An attempt to give the Australian Federal Police NSW Crime Commission-style powers to undertake proceeds of crime litigation without reference to the Director of Public Prosecutions or even internal lawyers has come under fire from a range of critics, including the Commonwealth and Victorian DPPs.
The Crimes Legislation Amendment Bill (No.2) 2011, which has passed the House of Representatives and is currently before the Senate, inter alia gives the current power to undertake proceeds of crime litigation — imposing forfeiture orders, penalty orders, wealth examination orders and even the literary proceeds order currently being used against David Hicks — to the Australian Federal Police, whereas it is currently only held by the CDPP. This co-locates the investigative and proceeds of crime functions at the exact moment the NSW Crime Commission’s approach to asset seizure is the subject of an inquiry in that state. The rationale — as discussed in a lengthy consideration of the issue by the Senate’s Legal and Constitutional Affairs Legislation Committee in its report on the bill — is that it will make the administration of the Proceeds of Crime Act more “efficient” and “streamlined”, under a permanent “Criminal Assets Confiscation Taskforce”. As the Law Council noted in its submission and its evidence to the committee, this justification is remarkably hard to debate. As the council’s Helen Donovan told the committee
I am not sure how we can even begin to engage with this sort of opaque assertion. There appears to be a complete unwillingness to speak frankly on the public record about the arrangements under the Act and the purported shortcomings or frustrations of those arrangements (i.e. where the CDPP acts as the gatekeeper and runs all proceedings). As a result, it is not possible to have a discussion about whether those frustrations are legitimate or whether the proposed amendments are the best way or an effective way to address any current shortcomings with the Act and its administration
There’s an emerging pattern here, one noticed by the Law Council. As we saw with the expansion of ASIO’s powers earlier this year, and have seen with the current Cybercrime Bill, the Attorney-General’s portfolio is terrible at explaining why it is so eager to provide new powers to law enforcement, and when challenged to provide a case for handing more powers to enforcement bodies, normally responds with bureaucratic boilerplate about “efficiency” or “uniformity”.

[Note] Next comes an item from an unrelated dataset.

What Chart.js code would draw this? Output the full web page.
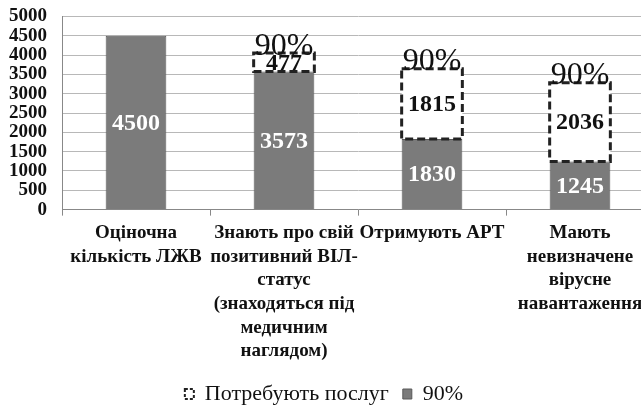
<!DOCTYPE html>
<html>
<head>
<meta charset="utf-8">
<script src="https://cdn.jsdelivr.net/npm/chart.js@4"></script>
<style>
  html, body { margin: 0; padding: 0; background: #fff; overflow: hidden; }
  /* the original is cropped on the right and top, so the canvas is a bit larger than the window */
  #wrap { width: 662px; height: 425px; margin-left: -6px; margin-top: -10px; }
</style>
</head>
<body>
<div id="wrap"><canvas id="chart"></canvas></div>
<script>
const categories = [
    ['Оціночна', 'кількість ЛЖВ'],
    ['Знають про свій', 'позитивний ВІЛ-', 'статус', '(знаходяться під', 'медичним', 'наглядом)'],
    ['Отримують АРТ'],
    ['Мають', 'невизначене', 'вірусне', 'навантаження']
];
const reached = [4500, 3573, 1830, 1245];      // 90% (gray)
const needed = [0, 477, 1815, 2036];           // Потребують послуг (dashed)
const topLabels = ['', '90%', '90%', '90%'];

const serif = "'Liberation Serif', 'Times New Roman', serif";
Chart.defaults.font.family = serif;

// value labels, dashed outlines and the "90%" captions
const barLabels = {
    id: 'barLabels',
    afterDatasetsDraw(chart) {
        const ctx = chart.ctx;
        const gray = chart.getDatasetMeta(0);
        const dash = chart.getDatasetMeta(1);
        ctx.save();
        dash.data.forEach((bar, i) => {
            if (!needed[i]) return;
            const left = bar.x - bar.width / 2;
            ctx.setLineDash([8, 4]);
            ctx.lineWidth = 3;
            ctx.strokeStyle = '#222';
            ctx.strokeRect(left, bar.y, bar.width, bar.base - bar.y);
        });
        ctx.setLineDash([]);
        ctx.textAlign = 'center';
        ctx.textBaseline = 'middle';
        gray.data.forEach((bar, i) => {
            ctx.font = 'bold 24px ' + serif;
            ctx.fillStyle = '#fff';
            ctx.fillText(String(reached[i]), bar.x, (bar.y + bar.base) / 2 + 1);
        });
        dash.data.forEach((bar, i) => {
            if (!needed[i]) return;
            ctx.fillStyle = '#111';
            ctx.font = 'bold 24px ' + serif;
            ctx.fillText(String(needed[i]), bar.x, (bar.y + bar.base) / 2 + 1);
            ctx.font = '32px ' + serif;
            ctx.fillText(topLabels[i], bar.x, bar.y - 7);
        });
        ctx.restore();
    }
};

new Chart(document.getElementById('chart'), {
    type: 'bar',
    data: {
        labels: categories,
        datasets: [
            {
                label: '90%',
                data: reached,
                backgroundColor: '#7b7b7b',
                borderColor: '#5a5a5a',
                borderWidth: 1,
                categoryPercentage: 1,
                barPercentage: 0.41
            },
            {
                label: 'Потребують послуг',
                data: needed,
                backgroundColor: '#ffffff',
                borderWidth: 0,
                categoryPercentage: 1,
                barPercentage: 0.41
            }
        ]
    },
    options: {
        responsive: true,
        maintainAspectRatio: false,
        animation: false,
        layout: { padding: { top: 0, right: 2, left: 0, bottom: 0 } },
        scales: {
            x: {
                stacked: true,
                grid: {
                    offset: true,
                    drawOnChartArea: false,
                    drawTicks: true,
                    tickLength: 6,
                    color: '#888'
                },
                border: { color: '#888' },
                ticks: {
                    color: '#111',
                    autoSkip: false,
                    maxRotation: 0,
                    padding: 6,
                    font: { family: serif, size: 19, weight: 'bold', lineHeight: 1.24 }
                }
            },
            y: {
                stacked: true,
                min: 0,
                max: 5000,
                grid: { color: '#b8b8b8', drawTicks: false },
                border: { color: '#888' },
                ticks: {
                    stepSize: 500,
                    autoSkip: false,
                    color: '#111',
                    padding: 15,
                    callback: v => String(v),
                    font: { family: serif, size: 19, weight: 'bold' }
                }
            }
        },
        plugins: {
            tooltip: { enabled: false },
            legend: {
                position: 'bottom',
                labels: {
                    color: '#111',
                    boxWidth: 9,
                    boxHeight: 10,
                    padding: 14,
                    font: { family: serif, size: 22 },
                    generateLabels(chart) {
                        return [
                            {
                                text: 'Потребують послуг',
                                fillStyle: '#fff',
                                strokeStyle: '#222',
                                fontColor: '#111',
                                lineWidth: 2,
                                lineDash: [3, 2],
                                datasetIndex: 1
                            },
                            {
                                text: '90%',
                                fillStyle: '#7b7b7b',
                                strokeStyle: '#5a5a5a',
                                fontColor: '#111',
                                lineWidth: 1,
                                datasetIndex: 0
                            }
                        ];
                    }
                }
            }
        }
    },
    plugins: [barLabels]
});
</script>
</body>
</html>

On this issue, though, criticism has come from beyond the normal array of stakeholders. The Law Council made a detailed case against the shift to the AFP, arguing “the involvement of the CDPP in the process offers a valuable safeguard against the misuse or overuse of the powers available under the Act.” These included an objective assessment by an authority separate from the investigating agency, and that prosecutions will be conducted by an officer of the court and the Crown. But the shift drew a strong rebuke from the Victorian DPP, which observed the current Commonwealth framework was similar to the Victorian one, of which:
The strengths, generally, are operational distance and objectivity combined with independent prosecutorial discretion as to whether to make or not make application as the case and evidence warrant. The Victorian scheme has thus had the benefit that a consistent high standard … has been maintained in all court directed proceeds of crime litigation processes. The same observation may be made of the Commonwealth scheme to this point. There would appear to be no reason in principle why the Commonwealth Director of Public Prosecutions ought not remain the sole applicant in such proceedings. The integrity and efficiency of the process is not necessarily enhanced by the provision of concurrent power.
The Commonwealth DPP was, perhaps understandably, more circumspect in complaining about the transfer of power. But it noted that under the Bill, the AFP would handle most proceeds of crime litigation except for a few cases closely related to simultaneous criminal prosecutions (thus, a distinction between “non-conviction” and “conviction” proceeds of crime litigation).
It is the experience of the CDPP that to take the most effective and efficient action in an individual case may involve a combination of non-conviction and conviction-based action. It practice proceedings may be commenced on a non-conviction basis but ultimately be resolved on a conviction basis and vice versa … The Bill does not provide arrangements for determining the matters for which authority will be responsible.
When the CDPP attended the committee’s hearing, its First Deputy Director John Thornton touched on several issues around the shift. But when asked if co-locating the investigative and proceeds of crime functions was a good idea, Thornton retreat via the traditional bureaucrat’s out in such circumstances, saying “it goes back to a question of policy. I don’t think it is really appropriate for me to comment on that”.
Despite a lengthy discussion of the issue, the committee eventually recommended only that the Explanatory Memorandum for the Bill be amended, not the bill itself, to make clearer the rationale for and safeguards of the the amendments, and that the Commonwealth DPP be made a permanent member of the “Criminal Assets Confiscation Taskforce”. The Bill is now set to be waved through the Senate.